▸ **Code that draws figures**:
╭──

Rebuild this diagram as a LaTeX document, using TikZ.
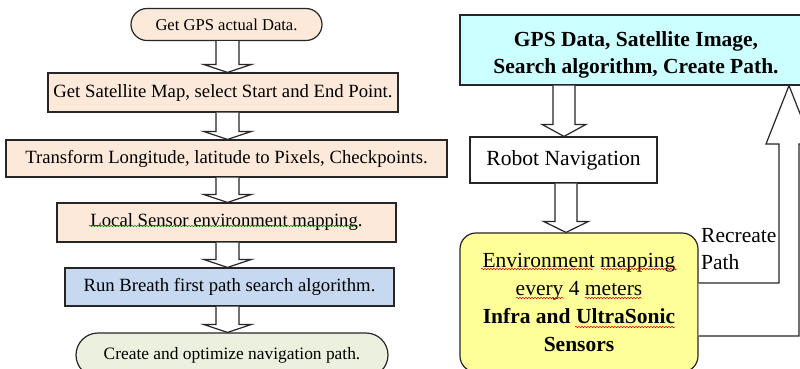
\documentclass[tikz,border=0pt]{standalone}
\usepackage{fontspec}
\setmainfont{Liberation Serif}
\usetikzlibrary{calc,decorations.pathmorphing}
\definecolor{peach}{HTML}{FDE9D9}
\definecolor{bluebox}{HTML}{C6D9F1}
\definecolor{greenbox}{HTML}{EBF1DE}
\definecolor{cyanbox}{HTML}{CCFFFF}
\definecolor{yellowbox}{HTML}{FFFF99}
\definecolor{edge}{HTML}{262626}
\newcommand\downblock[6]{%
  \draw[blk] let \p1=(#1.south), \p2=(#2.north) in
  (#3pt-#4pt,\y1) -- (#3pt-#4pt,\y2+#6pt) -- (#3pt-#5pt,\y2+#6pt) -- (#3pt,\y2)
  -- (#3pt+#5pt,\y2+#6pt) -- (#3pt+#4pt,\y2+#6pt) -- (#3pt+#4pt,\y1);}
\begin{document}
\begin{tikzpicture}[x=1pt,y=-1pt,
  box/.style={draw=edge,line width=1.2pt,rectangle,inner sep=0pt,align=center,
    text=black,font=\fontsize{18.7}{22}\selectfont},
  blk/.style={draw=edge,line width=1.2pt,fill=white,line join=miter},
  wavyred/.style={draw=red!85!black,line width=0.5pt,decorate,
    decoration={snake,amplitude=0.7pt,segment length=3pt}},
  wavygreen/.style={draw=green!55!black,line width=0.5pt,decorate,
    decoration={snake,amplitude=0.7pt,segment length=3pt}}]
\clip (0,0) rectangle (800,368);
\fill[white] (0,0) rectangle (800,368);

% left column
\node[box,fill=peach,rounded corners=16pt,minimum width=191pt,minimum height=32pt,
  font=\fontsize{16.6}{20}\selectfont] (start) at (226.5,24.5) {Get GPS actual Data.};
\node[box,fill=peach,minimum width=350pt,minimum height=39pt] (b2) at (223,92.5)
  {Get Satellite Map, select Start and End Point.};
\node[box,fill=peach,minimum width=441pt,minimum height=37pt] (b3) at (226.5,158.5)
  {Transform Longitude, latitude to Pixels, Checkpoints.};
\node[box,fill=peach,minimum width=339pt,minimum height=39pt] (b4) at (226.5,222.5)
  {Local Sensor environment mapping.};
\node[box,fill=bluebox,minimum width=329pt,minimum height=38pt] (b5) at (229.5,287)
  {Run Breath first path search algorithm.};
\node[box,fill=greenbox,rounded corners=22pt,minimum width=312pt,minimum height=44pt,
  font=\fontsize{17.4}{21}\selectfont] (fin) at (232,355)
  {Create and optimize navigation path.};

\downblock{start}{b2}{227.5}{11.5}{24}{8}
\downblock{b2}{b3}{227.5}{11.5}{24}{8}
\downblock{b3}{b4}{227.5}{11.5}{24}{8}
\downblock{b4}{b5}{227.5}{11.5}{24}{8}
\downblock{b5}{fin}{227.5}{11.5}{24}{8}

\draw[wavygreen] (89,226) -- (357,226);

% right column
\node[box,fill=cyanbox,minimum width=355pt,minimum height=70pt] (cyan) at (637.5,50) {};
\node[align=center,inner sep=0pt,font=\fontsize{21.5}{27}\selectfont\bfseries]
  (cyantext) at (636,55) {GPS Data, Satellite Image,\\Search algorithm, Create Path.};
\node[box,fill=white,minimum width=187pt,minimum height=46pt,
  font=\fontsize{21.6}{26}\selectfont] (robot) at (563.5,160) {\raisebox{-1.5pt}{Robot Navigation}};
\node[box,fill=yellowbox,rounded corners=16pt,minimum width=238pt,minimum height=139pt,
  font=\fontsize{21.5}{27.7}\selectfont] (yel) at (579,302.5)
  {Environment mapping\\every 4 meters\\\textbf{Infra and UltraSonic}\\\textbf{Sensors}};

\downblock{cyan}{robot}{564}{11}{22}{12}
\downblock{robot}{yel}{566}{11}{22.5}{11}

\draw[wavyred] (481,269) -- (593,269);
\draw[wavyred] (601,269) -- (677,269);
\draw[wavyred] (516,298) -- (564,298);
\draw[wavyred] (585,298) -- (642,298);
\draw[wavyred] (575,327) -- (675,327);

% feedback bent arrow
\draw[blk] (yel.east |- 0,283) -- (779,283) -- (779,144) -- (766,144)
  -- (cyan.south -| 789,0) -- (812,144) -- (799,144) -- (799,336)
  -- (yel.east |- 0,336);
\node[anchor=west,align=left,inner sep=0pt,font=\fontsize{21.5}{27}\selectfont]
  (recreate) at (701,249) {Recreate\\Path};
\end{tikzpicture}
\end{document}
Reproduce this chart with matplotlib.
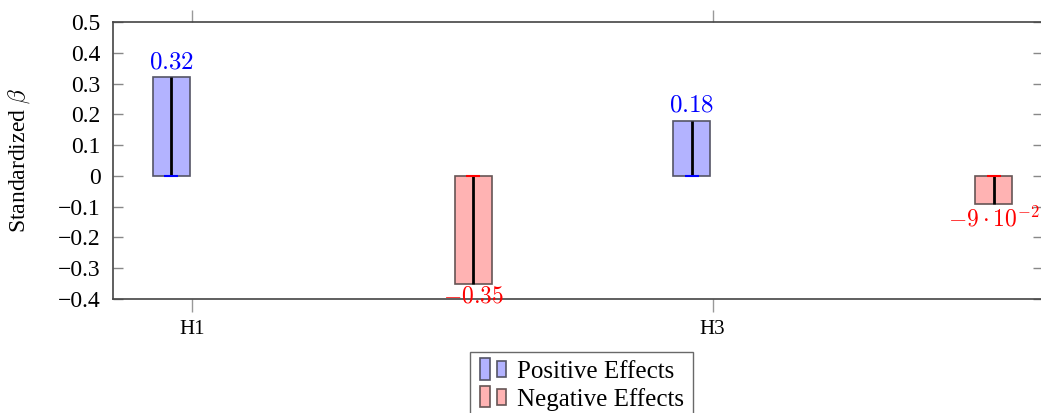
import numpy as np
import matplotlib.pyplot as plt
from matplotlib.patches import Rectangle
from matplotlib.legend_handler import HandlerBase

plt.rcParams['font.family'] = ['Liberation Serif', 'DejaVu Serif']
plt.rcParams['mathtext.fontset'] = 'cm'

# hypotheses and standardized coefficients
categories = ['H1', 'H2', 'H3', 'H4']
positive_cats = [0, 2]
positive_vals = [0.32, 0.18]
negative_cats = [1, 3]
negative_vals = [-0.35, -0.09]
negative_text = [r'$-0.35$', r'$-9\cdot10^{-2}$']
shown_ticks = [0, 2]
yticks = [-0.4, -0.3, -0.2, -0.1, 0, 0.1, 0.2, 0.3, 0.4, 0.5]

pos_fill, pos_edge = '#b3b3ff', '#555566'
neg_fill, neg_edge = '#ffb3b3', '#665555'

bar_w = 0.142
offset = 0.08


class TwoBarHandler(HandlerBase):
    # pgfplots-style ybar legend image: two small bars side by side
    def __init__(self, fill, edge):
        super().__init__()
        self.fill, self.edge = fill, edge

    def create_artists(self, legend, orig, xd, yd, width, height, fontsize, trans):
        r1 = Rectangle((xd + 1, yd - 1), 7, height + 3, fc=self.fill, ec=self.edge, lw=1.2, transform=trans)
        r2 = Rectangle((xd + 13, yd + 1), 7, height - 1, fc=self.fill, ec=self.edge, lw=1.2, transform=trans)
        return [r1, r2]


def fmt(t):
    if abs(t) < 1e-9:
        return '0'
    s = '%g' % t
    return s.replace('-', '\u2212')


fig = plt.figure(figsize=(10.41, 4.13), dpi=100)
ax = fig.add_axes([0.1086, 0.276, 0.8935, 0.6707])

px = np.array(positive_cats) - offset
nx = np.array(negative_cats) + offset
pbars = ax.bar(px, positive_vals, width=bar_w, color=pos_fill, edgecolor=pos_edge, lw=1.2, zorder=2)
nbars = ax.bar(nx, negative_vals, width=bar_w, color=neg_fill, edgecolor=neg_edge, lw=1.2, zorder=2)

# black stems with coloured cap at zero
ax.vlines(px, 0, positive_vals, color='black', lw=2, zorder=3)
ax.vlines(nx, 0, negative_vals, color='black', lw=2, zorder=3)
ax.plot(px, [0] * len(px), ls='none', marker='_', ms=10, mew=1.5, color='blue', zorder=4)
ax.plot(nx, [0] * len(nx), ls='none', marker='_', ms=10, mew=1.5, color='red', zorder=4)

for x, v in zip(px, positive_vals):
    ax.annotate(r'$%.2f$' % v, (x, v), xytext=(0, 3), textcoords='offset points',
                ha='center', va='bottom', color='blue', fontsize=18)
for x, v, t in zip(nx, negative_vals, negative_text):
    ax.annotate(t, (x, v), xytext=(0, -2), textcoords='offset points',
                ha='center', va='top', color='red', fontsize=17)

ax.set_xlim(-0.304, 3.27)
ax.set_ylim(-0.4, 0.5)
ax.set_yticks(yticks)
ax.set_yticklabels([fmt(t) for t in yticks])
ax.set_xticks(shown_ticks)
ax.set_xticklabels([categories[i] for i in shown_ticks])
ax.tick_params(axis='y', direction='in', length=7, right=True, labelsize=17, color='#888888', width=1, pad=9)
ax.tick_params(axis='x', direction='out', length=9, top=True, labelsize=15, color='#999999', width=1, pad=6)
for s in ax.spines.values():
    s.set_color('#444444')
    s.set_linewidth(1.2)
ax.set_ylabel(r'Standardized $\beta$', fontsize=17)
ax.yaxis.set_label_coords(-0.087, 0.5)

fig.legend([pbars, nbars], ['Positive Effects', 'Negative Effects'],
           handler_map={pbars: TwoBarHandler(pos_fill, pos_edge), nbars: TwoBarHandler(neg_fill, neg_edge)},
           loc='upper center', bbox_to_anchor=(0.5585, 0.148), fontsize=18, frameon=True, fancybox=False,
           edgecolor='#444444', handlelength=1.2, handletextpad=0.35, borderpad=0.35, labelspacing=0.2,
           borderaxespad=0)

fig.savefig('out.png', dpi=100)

╰──

▸ **Work instructions**: Repeat exactly the lines above, from the line that contains "Reproduce this chart with matplotlib." down through the line that contains "self.fill, self.edge = fill, edge". Include both of those lines and none of the pictures.

▸ **Problem solution**:
Reproduce this chart with matplotlib.
import numpy as np
import matplotlib.pyplot as plt
from matplotlib.patches import Rectangle
from matplotlib.legend_handler import HandlerBase

plt.rcParams['font.family'] = ['Liberation Serif', 'DejaVu Serif']
plt.rcParams['mathtext.fontset'] = 'cm'

# hypotheses and standardized coefficients
categories = ['H1', 'H2', 'H3', 'H4']
positive_cats = [0, 2]
positive_vals = [0.32, 0.18]
negative_cats = [1, 3]
negative_vals = [-0.35, -0.09]
negative_text = [r'$-0.35$', r'$-9\cdot10^{-2}$']
shown_ticks = [0, 2]
yticks = [-0.4, -0.3, -0.2, -0.1, 0, 0.1, 0.2, 0.3, 0.4, 0.5]

pos_fill, pos_edge = '#b3b3ff', '#555566'
neg_fill, neg_edge = '#ffb3b3', '#665555'

bar_w = 0.142
offset = 0.08


class TwoBarHandler(HandlerBase):
    # pgfplots-style ybar legend image: two small bars side by side
    def __init__(self, fill, edge):
        super().__init__()
        self.fill, self.edge = fill, edge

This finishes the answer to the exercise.